Social Justice Activist Says We Must Recognize History’s Harm and Take Action

This year's Greeley Scholar for Peace Studies, Fania Davis shared her perspective on racism in America, the inequities of the justice system and paths toward healing in the university’s annual “Day Without Violence” address, delivered via Zoom from Oakland, California.
UMass Lowell’s 2021 Greeley Scholar for Peace Studies, Fania Davis, shared her perspective on the history of racism in America, the inequities of the justice system and paths toward healing in the university’s annual “Day Without Violence” address, which she delivered via Zoom from her home in Oakland, California.

04/09/2021
By David Perry

When Fania Davis was 15 and growing up in Birmingham, Alabama, she lost two close friends in the September 1963 bombing of the 16th Street Baptist Church that killed four young Black girls and injured more than 20 other congregants.

White supremacist hate-born violence was so pervasive that the city became known among residents as “Bombingham.” Davis, now a civil rights attorney and activist, said her neighborhood was called “Dynamite Hill.”

Those experiences led Davis to dedicate herself to fighting for social and racial justice in America.

As UMass Lowell’s 2021 Greeley Scholar for Peace Studies, Davis shared her perspective on the history of racism in America, the inequities of the justice system and paths toward healing in the university’s annual “Day Without Violence” address, which she delivered via Zoom from her home in Oakland, California.

“April is the season of renewal, rebirth and fragrant and fresh beginnings,” Davis said.

The time is ripe for restorative justice, which seeks to heal conflict caused by crime, rather than perpetuating further harm, she added.

“To shift from a culture of violence to a culture of peace and justice, we need multiple, concurrent reckonings, happening on national, state, regional, local and institutional levels,” she said. “We need to recognize history’s harm, take responsibility for it, take action to repair it and prevent recurrence.”

In her 70-minute talk, Davis described her journey from Birmingham (where she grew up with sister Angela Davis, the political activist and scholar) to her work with the Black Panthers, the decades spent adjudicating in the courtroom and her search for healing energies. In restoring herself, she also embraced restorative justice.

“Finding restorative justice was a life-changing moment, an epiphany,” she said. “I no longer had to choose between being either a warrior or a healer. I could be both.”

Though she is now retired from it, Davis founded and directed Restorative Justice for Oakland Youth (RJOY), which works to use restorative justice in schools and juvenile courts.

Her goal was to help youth, “especially historically marginalized youth to embrace their sacredness and power through cultural and community leadership,” and to “interrupt the school-to-prison pipeline.”

Davis spoke of the importance of honoring indigenous people, the urgent need to overhaul the criminal justice system and the responsibility of higher education institutions, particularly land-grant universities, to rectify historical ills.

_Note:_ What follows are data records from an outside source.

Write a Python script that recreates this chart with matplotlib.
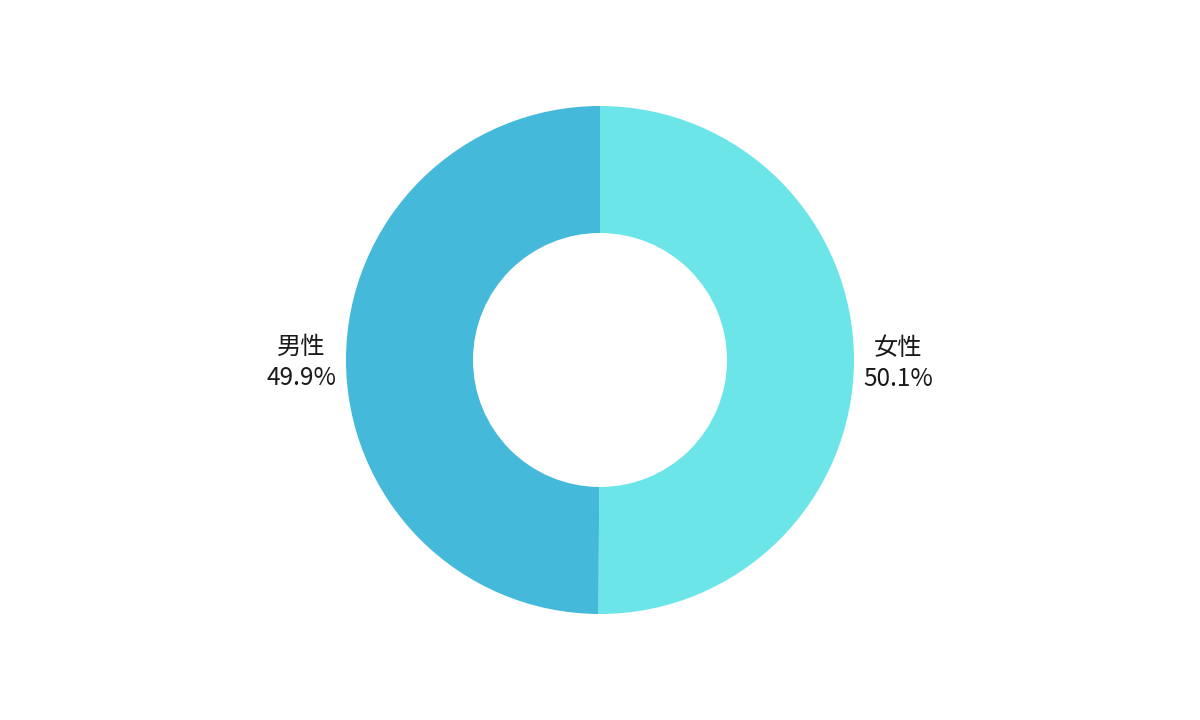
import numpy as np
import matplotlib.pyplot as plt

plt.rcParams['font.family'] = ['Noto Sans CJK JP', 'DejaVu Sans']

# data
labels = ["女性", "男性"]
shares = [50.1, 49.9]
colors = ["#6ce5e9", "#44b9d9"]

fig = plt.figure(figsize=(12, 7.2), dpi=100)
fig.patch.set_facecolor("#ffffff")
ax = fig.add_axes([0, 0, 1, 1])

wedges, _ = ax.pie(
    shares,
    colors=colors,
    startangle=90,
    counterclock=False,
    radius=1.0,
    wedgeprops=dict(width=0.5, linewidth=0),
)

# labels next to each slice
for w, name, val in zip(wedges, labels, shares):
    mid = np.deg2rad((w.theta1 + w.theta2) / 2)
    x = 1.175 * np.cos(mid)
    y = 1.175 * np.sin(mid) - 0.012
    ax.text(x, y, f"{name}\n{val:.1f}%", ha="center", va="center",
            fontsize=17.5, color="#1a1a1a", linespacing=1.25)

ax.set_xlim(-600 / 254, 600 / 254)
ax.set_ylim(-360 / 254, 360 / 254)
ax.set_aspect("equal")
ax.axis("off")

plt.savefig("out.png", dpi=100)
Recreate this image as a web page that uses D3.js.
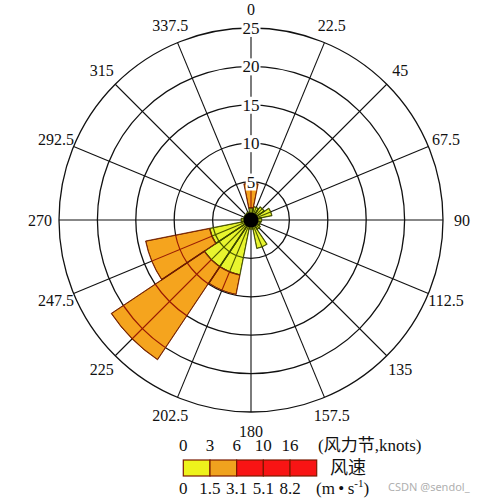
<!DOCTYPE html>
<html lang="en">
<head>
<meta charset="UTF-8">
<title>wind rose</title>
<style>
  body { margin: 0; background: #fff; }
  svg text { font-family: "Liberation Serif", "Noto Sans CJK SC", serif; fill: #111; }
</style>
</head>
<body>
<div id="sv"></div>
<script src="https://cdnjs.cloudflare.com/ajax/libs/d3/7.8.5/d3.min.js"></script>
<script>
// directions (deg) and their labels
var directions = [0, 22.5, 45, 67.5, 90, 112.5, 135, 157.5, 180, 202.5, 225, 247.5, 270, 292.5, 315, 337.5];
var dirLabels = ["0", "22.5", "45", "67.5", "90", "112.5", "135", "157.5", "180", "202.5", "225", "247.5", "270", "292.5", "315", "337.5"];
// frequency per speed class
var calm  = [1.6, 1.8, 2.1, 2.8, 1.4, 1.3, 1.5, 3.8, 1.2, 7.3, 7.3, 5.5, 1.3, 1.0, 1.0, 1.1];  // 0-1.5 m/s
var light = [3.2, 0, 0, 0, 0, 0, 0, 0, 0, 2.6, 14.6, 8.5, 0, 0, 0, 0];                         // 1.5-3.1 m/s
var ringTicks = [5, 10, 15, 20, 25];
// legend
var knotTicks = ["0", "3", "6", "10", "16"];
var msTicks = ["0", "1.5", "3.1", "5.1", "8.2"];
var legendColors = ["#eef21c", "#f0a21e", "#f81414", "#f81414", "#f81414"];

var W = 498, H = 500;
var cx = 251, cy = 220, R = 192;

var svg = d3.select("#sv").append("svg").attr("width", W).attr("height", H);
var g = svg.append("g").attr("transform", "translate(" + cx + "," + cy + ")");

var r = d3.scaleLinear().domain([0, 25]).range([0, R]);
var rad = function (deg) { return deg * Math.PI / 180; };
var half = 11.25;

function drawGrid(sel, color, w) {
    sel.selectAll("circle.ring").data(ringTicks).enter().append("circle")
        .attr("class", "ring")
        .attr("r", d => r(d))
        .attr("fill", "none").attr("stroke", color).attr("stroke-width", w);
    sel.selectAll("line.spoke").data(directions).enter().append("line")
        .attr("class", "spoke")
        .attr("x1", 0).attr("y1", 0)
        .attr("x2", d => r(25) * Math.sin(rad(d)))
        .attr("y2", d => -r(25) * Math.cos(rad(d)))
        .attr("stroke", color).attr("stroke-width", w * 0.85);
}

// base grid
drawGrid(g.append("g"), "#111", 1.3);

// stacked bars
var table = directions.map((d, i) => ({ dir: d, calm: calm[i], light: light[i] }));
var stack = d3.stack().keys(["calm", "light"])(table);
var arc = d3.arc()
    .innerRadius(d => r(d[0]))
    .outerRadius(d => r(d[1]))
    .startAngle(d => rad(d.data.dir - half))
    .endAngle(d => rad(d.data.dir + half));

var fills = { calm: "#e8f52e", light: "#f5a41e" };
var strokes = { calm: "#3c4800", light: "#6e1c00" };
var gridInside = { calm: "#4c5800", light: "#9a1c04" };

var defs = svg.append("defs");
stack.forEach(function (layer) {
    var segs = layer.filter(d => d[1] > d[0]);
    var cp = defs.append("clipPath").attr("id", "clip-" + layer.key);
    cp.selectAll("path").data(segs).enter().append("path").attr("d", arc);
});

stack.forEach(function (layer) {
    var segs = layer.filter(d => d[1] > d[0]);
    g.append("g").selectAll("path").data(segs).enter().append("path")
        .attr("d", arc)
        .attr("fill", fills[layer.key])
        .attr("stroke", strokes[layer.key])
        .attr("stroke-width", 0.8);
    // grid lines seen through the bars
    var gg = g.append("g").attr("clip-path", "url(#clip-" + layer.key + ")");
    drawGrid(gg, gridInside[layer.key], 1.3);
    gg.selectAll("path").data(segs).enter().append("path")
        .attr("d", arc).attr("fill", "none")
        .attr("stroke", strokes[layer.key]).attr("stroke-width", 1.4);
});

// hub
g.append("circle").attr("r", 7.5).attr("fill", "#000");

// ring labels on north axis
var rl = g.append("g").selectAll("g").data(ringTicks).enter().append("g")
    .attr("transform", d => "translate(0," + (-r(d)) + ")");
rl.append("rect").attr("fill", "#fff");
rl.append("text")
    .attr("text-anchor", "middle").attr("dy", "0.35em")
    .attr("font-size", 17)
    .text(d => d);
rl.each(function () {
    var t = d3.select(this).select("text").node().getBBox();
    d3.select(this).select("rect")
        .attr("x", t.x - 1).attr("y", t.y + 1)
        .attr("width", t.width + 2).attr("height", t.height - 2);
});

// direction labels
var rLab = 211;
g.append("g").selectAll("text").data(directions).enter().append("text")
    .attr("x", d => rLab * Math.sin(rad(d)))
    .attr("y", d => -rLab * Math.cos(rad(d)))
    .attr("text-anchor", "middle").attr("dy", "0.35em")
    .attr("font-size", 16)
    .text((d, i) => dirLabels[i]);

// legend
var lx = d3.scaleLinear().domain([0, 5]).range([183.3, 316.7]);
var lg = svg.append("g");
lg.selectAll("rect").data(legendColors).enter().append("rect")
    .attr("x", (d, i) => lx(i)).attr("y", 460)
    .attr("width", lx(1) - lx(0)).attr("height", 16)
    .attr("fill", d => d)
    .attr("stroke", "#7a1a00").attr("stroke-width", 1.2);
lg.selectAll("text.kn").data(knotTicks).enter().append("text")
    .attr("class", "kn")
    .attr("x", (d, i) => lx(i)).attr("y", 451)
    .attr("text-anchor", "middle").attr("font-size", 17)
    .text(d => d);
lg.selectAll("text.ms").data(msTicks).enter().append("text")
    .attr("class", "ms")
    .attr("x", (d, i) => lx(i)).attr("y", 494)
    .attr("text-anchor", "middle").attr("font-size", 17)
    .text(d => d);
lg.append("text").attr("x", 318).attr("y", 451).attr("font-size", 17)
    .text("(风力节,knots)");
lg.append("text").attr("x", 330).attr("y", 474).attr("font-size", 18)
    .text("风速");
var unit = lg.append("text").attr("x", 316).attr("y", 494).attr("font-size", 17);
unit.append("tspan").text("(m\u2009\u2022\u2009s");
unit.append("tspan").attr("dy", -7).attr("font-size", 11).text("-1");
unit.append("tspan").attr("dy", 7).text(")");

svg.append("text").attr("x", 388).attr("y", 491)
    .style("font-family", "Noto Sans, sans-serif").style("fill", "#b0b0b0")
    .attr("font-size", 11).text("CSDN @sendol_");
</script>
</body>
</html>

“For centuries, we have been in collective denial about our biography, and because we have not faced history’s pain, we are trapped in it,” she said. “Until we face and reckon with our history, these cycles of racialized trauma will continue ad infinitum.”

She sees glints of progress. She is encouraged by the participation of whites in Black Lives Matter marches in the wake of George Floyd’s killing, and that reparations were debated during the 2020 presidential campaign. Monuments honoring slave traders have fallen. Systemic racism is now a household term. Colleges and universities are studying their pasts and ways to repay the harmed.

She praised UMass Lowell for its “2020 strategic plans, two task forces and scores of subcommittees and its Council on Social Justice and Inclusion.

“I want to acknowledge you, UMass Lowell, for the work that you are doing,” she said.

Looking ahead, much remains to be done, Davis counseled.

“Beyond tinkering, we must build anew. Nothing less is required to assure non-recurrence,” she said.

Whites need to “wake up” and “educate yourself,” fight systematic racism, model anti-racism and “educate your own people; don’t count on people of color to do that,” she said.

At the outset of her address, Davis led her audience in a few minutes of mindful exercise. When she was done, she said something that set the tone for the rest of her talk:

“If your eyes were closed, open them.”

Davis will lead a virtual event, “The Spiritual Roots of Restorative Justice: Resources for Cultivating Peace in Our Communities,” on April 15, at 6:30 p.m. The event is presented by UMass Lowell and the Greater Lowell Interfaith Leadership Alliance.